Inoltre la gente è sempre meno disposta ad assumere atteggiamenti di reverenza convenzionale verso i religiosi, a cui spesso viene chiesto di guadagnarsi con i fatti il rispetto loro dovuto. Le persone, in genere disilluse, vogliono capire e non credere ciecamente, desiderano verificare costantemente il proprio progresso interiore e cercano il confronto diretto con chi rappresenta la religione e i suoi principi.

La gente chiede di gioire attraverso la spiritualità e angosciarsi nel tentativo di combattere il peccato non è più un'opzione comunemente accettata. Il ricercatore moderno frequenta corsi di meditazione, di yoga, di filosofia mistica, partecipa a seminari e conferenze sul controllo della mente, sulla coscienza immateriale, sull’equilibrio cosmico, cercando percorsi nuovi per aprirsi alla spiritualità. Ma le religioni ufficiali sono consapevoli di questo fervore, figlio della società di oggi?

L’offerta religiosa deve essere rinnovata e resa comprensibile e fruibile per le generazioni che cambiano, pena il suo svilimento e il progressivo abbandono a favore di improbabili collage filosofici tanto “creativi” e popolari quanto spiritualmente inefficaci.
Srila Bhaktivinoda Thakura (Bengala, 1838-1914), grande erudito e maestro spirituale realizzato, ha scritto:

“Il maestro superficiale e lo studente superficiale sono i due grandi nemici del progresso (sulla via della realizzazione spirituale). La vera guida spirituale consiglierà di preservare ciò che è stato già ottenuto e di continuare il cammino dal punto in cui siamo arrivati. Non ci consiglierà mai di tornare alla linea di partenza, sapendo bene che sarebbe un’inutile perdita di tempo prezioso e spreco del nostro lavoro. 

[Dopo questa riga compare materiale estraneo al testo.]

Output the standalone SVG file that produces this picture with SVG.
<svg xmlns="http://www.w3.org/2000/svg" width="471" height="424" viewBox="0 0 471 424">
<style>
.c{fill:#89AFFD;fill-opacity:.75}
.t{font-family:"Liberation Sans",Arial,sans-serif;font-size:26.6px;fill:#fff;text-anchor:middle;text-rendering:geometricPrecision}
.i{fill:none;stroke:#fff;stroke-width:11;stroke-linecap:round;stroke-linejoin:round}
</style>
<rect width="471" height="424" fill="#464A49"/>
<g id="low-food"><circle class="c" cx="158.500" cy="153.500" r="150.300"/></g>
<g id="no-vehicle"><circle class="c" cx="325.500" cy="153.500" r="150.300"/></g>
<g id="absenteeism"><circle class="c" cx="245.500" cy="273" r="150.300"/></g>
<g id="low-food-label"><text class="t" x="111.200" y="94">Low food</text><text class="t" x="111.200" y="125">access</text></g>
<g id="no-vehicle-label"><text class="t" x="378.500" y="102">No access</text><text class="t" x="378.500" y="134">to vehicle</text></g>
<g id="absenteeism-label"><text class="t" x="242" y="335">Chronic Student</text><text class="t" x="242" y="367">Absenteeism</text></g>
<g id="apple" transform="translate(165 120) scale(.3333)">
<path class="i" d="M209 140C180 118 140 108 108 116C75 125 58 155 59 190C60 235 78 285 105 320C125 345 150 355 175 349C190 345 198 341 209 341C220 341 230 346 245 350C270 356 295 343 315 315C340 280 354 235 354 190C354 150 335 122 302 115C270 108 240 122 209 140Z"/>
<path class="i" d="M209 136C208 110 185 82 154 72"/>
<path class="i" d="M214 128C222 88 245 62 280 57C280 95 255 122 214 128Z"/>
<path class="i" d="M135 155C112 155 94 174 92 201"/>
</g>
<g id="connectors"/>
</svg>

Piuttosto, egli indicherà nuove mete da raggiungere, aggiustando la direzione di marcia. Nessun pensiero è inutile, i pensieri sono mezzi attraverso i quali raggiungiamo i nostri obiettivi. Un pensiero è una strada che conduce ad un’altra strada.”

L’individualismo estremizzato, la superficialità, l’insoddisfazione ed il disagio esistenziale sono realtà dei nostri giorni, ma lo sono anche la maggiore apertura mentale e lo scambio culturale. E' da questi presupposti che si può partire per riformulare una proposta religiosa attraente, allontanandosi da rigide prese di posizioni che non portano frutto.

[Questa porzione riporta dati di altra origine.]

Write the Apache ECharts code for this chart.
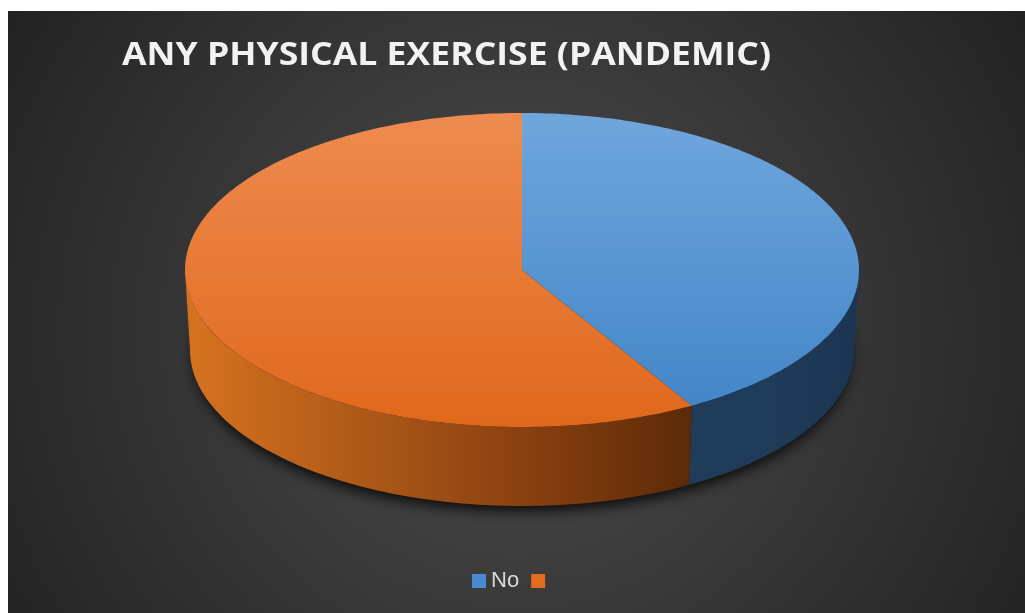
<!DOCTYPE html>
<html>
<head>
<meta charset="utf-8">
<script src="https://cdn.jsdelivr.net/npm/echarts@6/dist/echarts.min.js"></script>
<style>
  html, body { margin: 0; padding: 0; background: #ffffff; }
  #chart { position: absolute; left: 8px; top: 11px; width: 1017px; height: 602px; }
</style>
</head>
<body>
<div id="chart"></div>
<script>
// Pie data: answers to "any physical exercise" during the pandemic
const chartTitle = 'ANY PHYSICAL EXERCISE (PANDEMIC)';
const categories = ['No', ' '];
const values = [41.6, 58.4];

// Slice palette: legend swatch, top face gradient, side wall gradient (left -> right)
const sliceColors = [
  { legend: '#4a8ad0', topA: '#6fa6dc', topB: '#4486c8', side: ['#1f3d5b', '#1e3b58', '#1b3652'] },
  { legend: '#e46c1c', topA: '#ee8b50', topB: '#e0681c', side: ['#d6731f', '#b05a18', '#8a4010', '#5c2a08'] }
];

// Disc geometry (pixels inside the chart area)
const disc = { cx: 514, cy: 259, rx: 337, ry: 157, depth: 80, rxBottom: 332, ryBottom: 156 };

const total = values.reduce((s, v) => s + v, 0);
const startFraction = values.map((v, i) => values.slice(0, i).reduce((s, x) => s + x, 0) / total);

function topPoint(t) {
  return [disc.cx + disc.rx * Math.sin(t), disc.cy - disc.ry * Math.cos(t)];
}
function bottomPoint(t) {
  return [disc.cx + disc.rxBottom * Math.sin(t), disc.cy + disc.depth - disc.ryBottom * Math.cos(t)];
}
function arc(fn, a, b) {
  const n = Math.max(2, Math.ceil(Math.abs(b - a) / (Math.PI / 180)));
  const pts = [];
  for (let k = 0; k <= n; k++) pts.push(fn(a + (b - a) * k / n));
  return pts;
}

function renderSlice(params, api) {
  const i = params.seriesIndex;
  const c = sliceColors[i];
  const a0 = startFraction[i] * Math.PI * 2;
  const a1 = a0 + api.value(0) / total * Math.PI * 2;
  const children = [];

  if (i === 0) {
    // soft shadow under the disc
    children.push({
      type: 'ellipse',
      shape: { cx: disc.cx, cy: disc.cy + disc.depth + 2, rx: disc.rxBottom - 4, ry: disc.ryBottom - 2 },
      style: { fill: '#1a1a1a', shadowBlur: 14, shadowColor: 'rgba(0,0,0,0.85)', shadowOffsetY: 5 }
    });
  }

  // front wall: only the part facing the viewer (90deg .. 270deg clockwise from top)
  const s0 = Math.max(a0, Math.PI / 2);
  const s1 = Math.min(a1, Math.PI * 1.5);
  if (s1 > s0) {
    const pts = arc(topPoint, s0, s1).concat(arc(bottomPoint, s1, s0));
    const stops = c.side.map((col, k) => ({ offset: k / (c.side.length - 1), color: col }));
    children.push({
      type: 'polygon',
      shape: { points: pts },
      style: { fill: new echarts.graphic.LinearGradient(0, 0, 1, 0, stops) }
    });
  }

  // top face
  const top = [[disc.cx, disc.cy]].concat(arc(topPoint, a0, a1));
  children.push({
    type: 'polygon',
    shape: { points: top },
    style: {
      fill: new echarts.graphic.LinearGradient(0, 0, 0, 1, [
        { offset: 0, color: c.topA },
        { offset: 1, color: c.topB }
      ])
    }
  });

  return { type: 'group', children: children };
}

const chart = echarts.init(document.getElementById('chart'), null, { renderer: 'canvas' });

chart.setOption({
  animation: false,
  backgroundColor: new echarts.graphic.RadialGradient(0.5, 0.53, 1.0, [
    { offset: 0, color: '#4e4e4e' },
    { offset: 1, color: '#222222' }
  ]),
  graphic: [{
    type: 'text',
    x: 114,
    y: 28,
    scaleX: 1.078,
    silent: true,
    style: {
      text: chartTitle,
      font: 'bold 33px "Open Sans"',
      fill: '#f2f2f2',
      verticalAlign: 'top'
    }
  }],
  legend: {
    left: 459,
    top: 554,
    itemWidth: 14,
    itemHeight: 14,
    itemGap: 12,
    icon: 'rect',
    data: categories,
    textStyle: { color: '#d9d9d9', fontFamily: 'Liberation Sans', fontSize: 22 },
    selectedMode: false
  },
  series: categories.map((name, i) => ({
    type: 'custom',
    name: name,
    coordinateSystem: 'none',
    silent: true,
    itemStyle: { color: sliceColors[i].legend },
    renderItem: renderSlice,
    data: [values[i]]
  }))
});
</script>
</body>
</html>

La sfida per il religioso è quella di rendere il messaggio spirituale interessante per l'uomo moderno, senza per questo snaturarlo in alcun modo. Per concludere, ancora una citazione dagli scritti di Srila Bhaktivinoda Thakura: “I grandi riformatori diranno di essere apparsi non per distruggere la vecchia legge ma per adempierla.

Valmiki, Platone, Gesù, Maometto, Confucio, Caitanya Mahaprabhu lo asseriscono espressamente, sia a parole che con la loro condotta, che rimane il mezzo più efficace per comunicare.”

Ogni religione è un mezzo per avvicinarsi a Dio e la finalità comune è quella di aiutare gli esseri viventi a sviluppare un sincero amore per Lui. L’amore non è qualcosa che si può imporre o decretare, l’amore nasce e cresce solo nel cuore e si trasmette solo con il cuore.